The distribution of sacred literature is not a new form of sankirtana. It was highly regarded even during Lord Chaitanya’s time, when literature was not mass- produced. Lord Chaitanya ordered His immediate disciples the Six Gosvamis of Vrindavana to write copious works on the spiritual science. And later, as printing technology developed, the importance of literary sankirtana increased. In the early twentieth century one great Vaishnava teacher called the distribution of sacred literature the “great drum,” or brihat mridanga; the sound of a drum may be heard for half a mile, but books can be heard around the world.

The process of sankirtana is so complete and powerful that while it glorifies God through its various forms, it spiritually uplifts all who participate or have even remote contact with it. Thus, as Lord Chaitanya states, it is “the prime benediction for humanity at large.” It is the direct and genuine experience of the soul proper. It is the outpouring of the most natural tendency of the human heart in its lasting relation with the Supreme Being. It is that for which man ultimately hankers in his higher self, after realizing the futility of trying to satisfy worldly appetites and passions. Sankirtana “enables us to fully taste the nectar for which we are always anxious.”
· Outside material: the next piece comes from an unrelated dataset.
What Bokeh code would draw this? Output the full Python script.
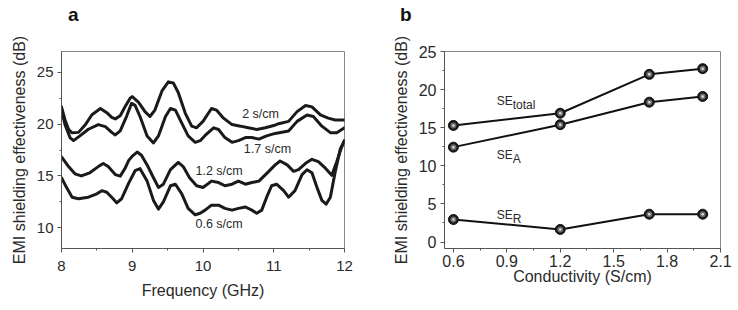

As demonstrated by the Hare Krishna movement, the worldwide spread of this powerful religious force can spiritually transform people from all cultures. This fact, along with evidence about sankirtana from other scriptural texts, points to the universality of sankirtana: sankirtana brings forth the ultimate religious dimension of human existence. Because sankirtana so thoroughly arouses man’s spiritual potential in his relation to the Supreme Person, it brings forth love of God par excellence. Indeed, in our materialistic society, which pushes us toward utter forgetfulness of God, sankirtana powerfully reasserts the genuine spiritual character of man.